2. Automated Slot Reaper (cron / Kubernetes CronJob)
#!/bin/bash
# Drop any inactive slot lagging > 5GB — run every 15 min
psql -U postgres -c "
SELECT pg_drop_replication_slot(slot_name)
FROM pg_replication_slots
WHERE active = false
AND (pg_current_wal_lsn() - restart_lsn) > 5368709120;
"
3. Terraform / Ansible Guard
If you provision read replicas via Terraform (RDS, CloudSQL, self-managed), enforce max_slot_wal_keep_size as a non-negotiable parameter block. Use Checkov rule CKV_PG_1 or write a custom OPA policy to reject any PostgreSQL instance config missing this parameter.

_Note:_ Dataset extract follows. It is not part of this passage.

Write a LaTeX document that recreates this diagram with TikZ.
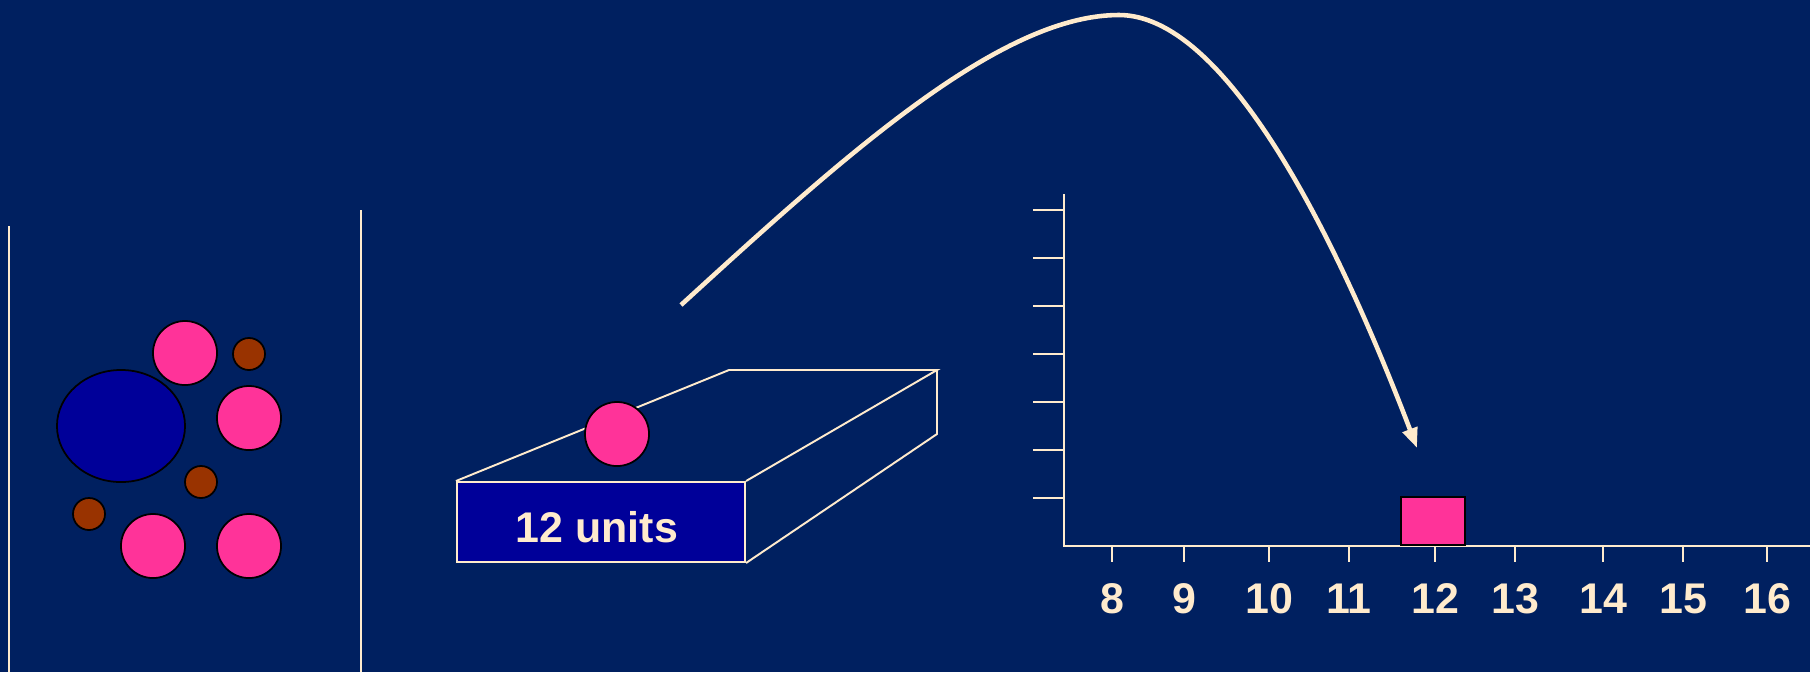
\documentclass[tikz,border=0pt]{standalone}
\usepackage{fontspec}
\setmainfont{Liberation Sans}
\usepackage{xcolor}
\usetikzlibrary{arrows.meta,shapes.geometric}
\definecolor{navybg}{RGB}{0,32,96}
\definecolor{cream}{RGB}{255,235,205}
\definecolor{ballpink}{RGB}{255,51,153}
\definecolor{ionbrown}{RGB}{153,51,0}
\definecolor{deepblue}{RGB}{0,0,153}

\begin{document}
\begin{tikzpicture}[
    x=0.01cm, y=-0.01cm,
    font=\fontsize{12.2}{14}\selectfont\bfseries,
    bigball/.style={circle, draw=black, line width=0.5pt, fill=ballpink, minimum size=6.4mm, inner sep=0pt},
    smallball/.style={circle, draw=black, line width=0.5pt, fill=ionbrown, minimum size=3.2mm, inner sep=0pt},
    creamline/.style={draw=cream, line width=0.55pt},
    flight/.style={-{Triangle[length=2mm, width=1.5mm]}, draw=cream, line width=1.3pt}
  ]
    \fill[navybg] (0,0) rectangle (1810,672);
    \useasboundingbox (0,0) rectangle (1810,672);

    % left panel
    \draw[creamline] (9,226) -- (9,672);
    \draw[creamline] (361,210) -- (361,672);
    \node[ellipse, draw=black, line width=0.5pt, fill=deepblue, minimum width=12.8mm,
      minimum height=11.2mm, inner sep=0pt] (nucleus) at (121,426) {};
    \foreach \n/\x/\y in {a/185/353, b/249/418, c/153/546, d/249/546} {
      \node[bigball] (p\n) at (\x,\y) {};
    }
    \foreach \n/\x/\y in {a/249/354, b/201/482, c/89/514} {
      \node[smallball] (q\n) at (\x,\y) {};
    }

    % box
    \node[draw=cream, line width=0.55pt, fill=deepblue, text=cream, minimum width=2.88cm,
      minimum height=0.8cm, inner sep=0pt] (front) at (601,522)
      {\kern-0.8mm\raisebox{-0.55mm}[\height][\depth]{12 units}};
    \coordinate (backleft) at (729,370);
    \coordinate (backright) at (937,370);
    \coordinate (backlow) at (937,434);
    \draw[creamline] (front.north west) -- (backleft) -- (backright) -- (front.north east);
    \draw[creamline] (backright) -- (backlow) -- (front.south east);
    \node[bigball] (ball) at (617,434) {};

    % axes
    \coordinate (origin) at (1064,546);
    \draw[creamline] (1064,194) -- (origin) -- (1810,546);
    \foreach \y in {210,258,306,354,402,450,498} {
      \draw[creamline] (1033,\y) -- (1064,\y);
    }
    \foreach \x/\n in {1112/8,1184/9,1269/10,1349/11,1435/12,1515/13,1603/14,1683/15,1767/16} {
      \draw[creamline] (\x,546) -- (\x,562);
      \node[text=cream, anchor=base, inner sep=0pt] (n\n) at (\x,613) {\n};
    }
    \node[draw=black, line width=0.6pt, fill=ballpink, minimum width=6.4mm, minimum height=4.8mm,
      inner sep=0pt, anchor=south] (bar) at (1433,546) {};

    % flight path
    \coordinate (launch) at (681,305);
    \coordinate (apex) at (1119,15);
    \coordinate (landing) at (1417,448);
    \draw[flight] (launch) .. controls (845,155) and (1000,15) .. (apex)
      .. controls (1222,15) and (1330,220) .. (landing);
\end{tikzpicture}
\end{document}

- # RDS parameter group — no WAL slot cap
- resource "aws_db_parameter_group" "pg" {
- family = "postgres15"
- }
+ resource "aws_db_parameter_group" "pg" {
+ family = "postgres15"
+ parameter {
+ name = "max_slot_wal_keep_size"
+ value = "10240" # 10GB in MB
+ }
+ }
4. Pre-deploy Check in CI
# Fail pipeline if any slot is lagging before a deploy
SLOT_LAG=$(psql -At -c "SELECT MAX(pg_current_wal_lsn() - restart_lsn) FROM pg_replication_slots;")
if [ "$SLOT_LAG" -gt 5368709120 ]; then
echo "FATAL: Replication slot lag exceeds 5GB. Aborting deploy."